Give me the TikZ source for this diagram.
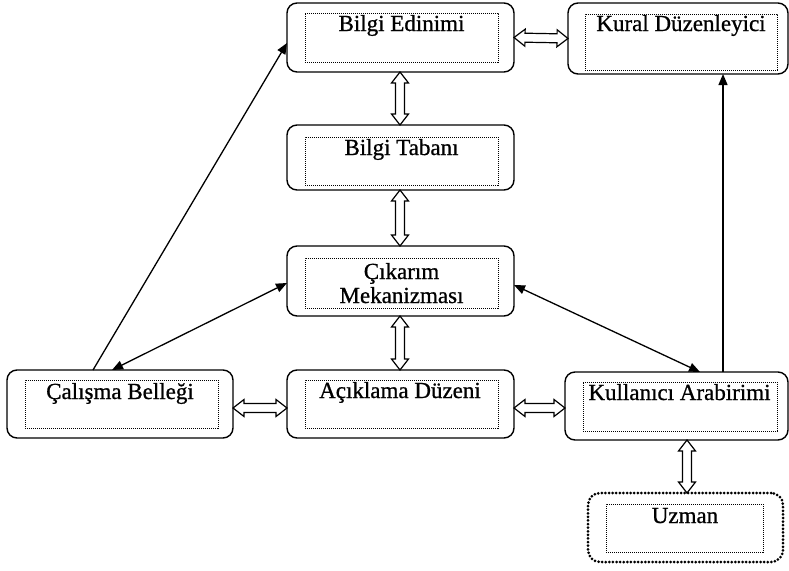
\documentclass[tikz,border=0pt]{standalone}
\usepackage{fontspec}
\setmainfont{Liberation Serif}
\newfontfamily\heavyserif{Liberation Serif}[FakeBold=0.8]
\usetikzlibrary{arrows.meta,calc}
\newcommand\hollowdbl[2]{%
  \draw[hollowline] (#1)
    -- ($(#1)!11pt!(#2)!8.5pt!90:(#2)$)
    -- ($(#1)!11pt!(#2)!4.5pt!90:(#2)$)
    -- ($(#2)!11pt!(#1)!4.5pt!-90:(#1)$)
    -- ($(#2)!11pt!(#1)!8.5pt!-90:(#1)$)
    -- (#2)
    -- ($(#2)!11pt!(#1)!8.5pt!90:(#1)$)
    -- ($(#2)!11pt!(#1)!4.5pt!90:(#1)$)
    -- ($(#1)!11pt!(#2)!4.5pt!-90:(#2)$)
    -- ($(#1)!11pt!(#2)!8.5pt!-90:(#2)$)
    -- cycle;}
\begin{document}
\begin{tikzpicture}[x=1pt,y=-1pt,
  outerbox/.style={draw, rounded corners=10pt, line width=1.4pt, inner sep=0pt, outer sep=0pt},
  dotbox/.style={draw, rounded corners=12pt, line width=3pt, dash pattern=on 0pt off 3.6pt, line cap=round, inner sep=0pt, outer sep=0pt},
  innerbox/.style={draw, line width=0.8pt, dash pattern=on 1.2pt off 0.8pt, inner sep=0pt, outer sep=0pt},
  lbl/.style={anchor=base, inner sep=0pt, font=\heavyserif\fontsize{23}{27}\selectfont},
  hollowline/.style={draw, fill=white, line width=1.2pt, line join=miter},
  thinarr/.style={line width=1.3pt, arrows={-Triangle[length=11pt,width=9pt]}},
  thindbl/.style={line width=1.3pt, arrows={Triangle[length=11pt,width=9pt]-Triangle[length=11pt,width=9pt]}}]
\useasboundingbox (0,0) rectangle (789,570);

% Bilgi Edinimi
\node[outerbox, minimum width=227pt, minimum height=69pt] (be) at (400.5,37.5) {};
\node[innerbox, minimum width=193pt, minimum height=49pt] (bei) at (401.5,37.5) {};
\node[lbl] (bet) at (401.5,31) {Bilgi Edinimi};

% Kural Duzenleyici
\node[outerbox, minimum width=220pt, minimum height=71pt] (kd) at (678,38.5) {};
\node[innerbox, minimum width=192pt, minimum height=56pt] (kdi) at (681,42) {};
\node[lbl] (kdt) at (681,31) {Kural Düzenleyici};

% Bilgi Tabani
\node[outerbox, minimum width=227pt, minimum height=65pt] (bt) at (400.5,157.5) {};
\node[innerbox, minimum width=193pt, minimum height=48pt] (bti) at (401.5,161) {};
\node[lbl] (btt) at (401.5,155) {Bilgi Tabanı};

% Cikarim Mekanizmasi
\node[outerbox, minimum width=227pt, minimum height=70pt] (cm) at (400.5,281) {};
\node[innerbox, minimum width=193pt, minimum height=50pt] (cmi) at (401.5,283) {};
\node[lbl] (cmt1) at (401.5,279) {Çıkarım};
\node[lbl] (cmt2) at (401.5,303) {Mekanizması};

% Calisma Bellegi
\node[outerbox, minimum width=226pt, minimum height=68pt] (cw) at (120,404) {};
\node[innerbox, minimum width=193pt, minimum height=48pt] (cwi) at (121.5,404) {};
\node[lbl] (cwt) at (120,399) {Çalışma Belleği};

% Aciklama Duzeni
\node[outerbox, minimum width=227pt, minimum height=68pt] (ad) at (400.5,404) {};
\node[innerbox, minimum width=193pt, minimum height=48pt] (adi) at (401.5,404) {};
\node[lbl] (adt) at (400,398) {Açıklama Düzeni};

% Kullanici Arabirimi
\node[outerbox, minimum width=223pt, minimum height=68pt] (ka) at (676.5,406) {};
\node[innerbox, minimum width=194pt, minimum height=49pt] (kai) at (680,406.5) {};
\node[lbl] (kat) at (679.5,400) {Kullanıcı Arabirimi};

% Uzman
\node[dotbox, minimum width=195pt, minimum height=69pt] (uz) at (685.5,527.5) {};
\node[innerbox, minimum width=157pt, minimum height=48pt] (uzi) at (684.5,528) {};
\node[lbl] (uzt) at (685,523) {Uzman};

% hollow double arrows
\hollowdbl{[xshift=-0.5pt]be.south}{[xshift=-0.5pt]bt.north}
\hollowdbl{[xshift=-0.5pt]bt.south}{[xshift=-0.5pt]cm.north}
\hollowdbl{[xshift=-0.5pt]cm.south}{[xshift=-0.5pt]ad.north}
\hollowdbl{be.east}{kd.west}
\hollowdbl{[yshift=-4pt]cw.east}{[yshift=-4pt]ad.west}
\hollowdbl{[yshift=-4pt]ad.east}{[yshift=-2pt]ka.west}
\hollowdbl{[xshift=10.5pt]ka.south}{[xshift=1.5pt]uz.north}

% thin arrows
\draw[thinarr] ([xshift=-27pt]cw.north) -- ([yshift=-5.5pt]be.west);
\draw[thindbl] ([xshift=-8pt]cw.north) -- ([yshift=-2pt]cm.west);
\draw[thindbl] ([yshift=-4pt]cm.east) -- ([xshift=23.5pt]ka.north);
\draw[thinarr] ([xshift=46.5pt]ka.north) -- ([xshift=45pt]kd.south);
\end{tikzpicture}
\end{document}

* * * * * * *

▶ **WORK TO COMPLETE**: Pictures are excluded; extract exactly the lines from the start of the data through the line that holds "(0,0) rectangle (789,570);", both ends included.

▶ **EXERCISE OUTPUT**:
Give me the TikZ source for this diagram.
\documentclass[tikz,border=0pt]{standalone}
\usepackage{fontspec}
\setmainfont{Liberation Serif}
\newfontfamily\heavyserif{Liberation Serif}[FakeBold=0.8]
\usetikzlibrary{arrows.meta,calc}
\newcommand\hollowdbl[2]{%
  \draw[hollowline] (#1)
    -- ($(#1)!11pt!(#2)!8.5pt!90:(#2)$)
    -- ($(#1)!11pt!(#2)!4.5pt!90:(#2)$)
    -- ($(#2)!11pt!(#1)!4.5pt!-90:(#1)$)
    -- ($(#2)!11pt!(#1)!8.5pt!-90:(#1)$)
    -- (#2)
    -- ($(#2)!11pt!(#1)!8.5pt!90:(#1)$)
    -- ($(#2)!11pt!(#1)!4.5pt!90:(#1)$)
    -- ($(#1)!11pt!(#2)!4.5pt!-90:(#2)$)
    -- ($(#1)!11pt!(#2)!8.5pt!-90:(#2)$)
    -- cycle;}
\begin{document}
\begin{tikzpicture}[x=1pt,y=-1pt,
  outerbox/.style={draw, rounded corners=10pt, line width=1.4pt, inner sep=0pt, outer sep=0pt},
  dotbox/.style={draw, rounded corners=12pt, line width=3pt, dash pattern=on 0pt off 3.6pt, line cap=round, inner sep=0pt, outer sep=0pt},
  innerbox/.style={draw, line width=0.8pt, dash pattern=on 1.2pt off 0.8pt, inner sep=0pt, outer sep=0pt},
  lbl/.style={anchor=base, inner sep=0pt, font=\heavyserif\fontsize{23}{27}\selectfont},
  hollowline/.style={draw, fill=white, line width=1.2pt, line join=miter},
  thinarr/.style={line width=1.3pt, arrows={-Triangle[length=11pt,width=9pt]}},
  thindbl/.style={line width=1.3pt, arrows={Triangle[length=11pt,width=9pt]-Triangle[length=11pt,width=9pt]}}]
\useasboundingbox (0,0) rectangle (789,570);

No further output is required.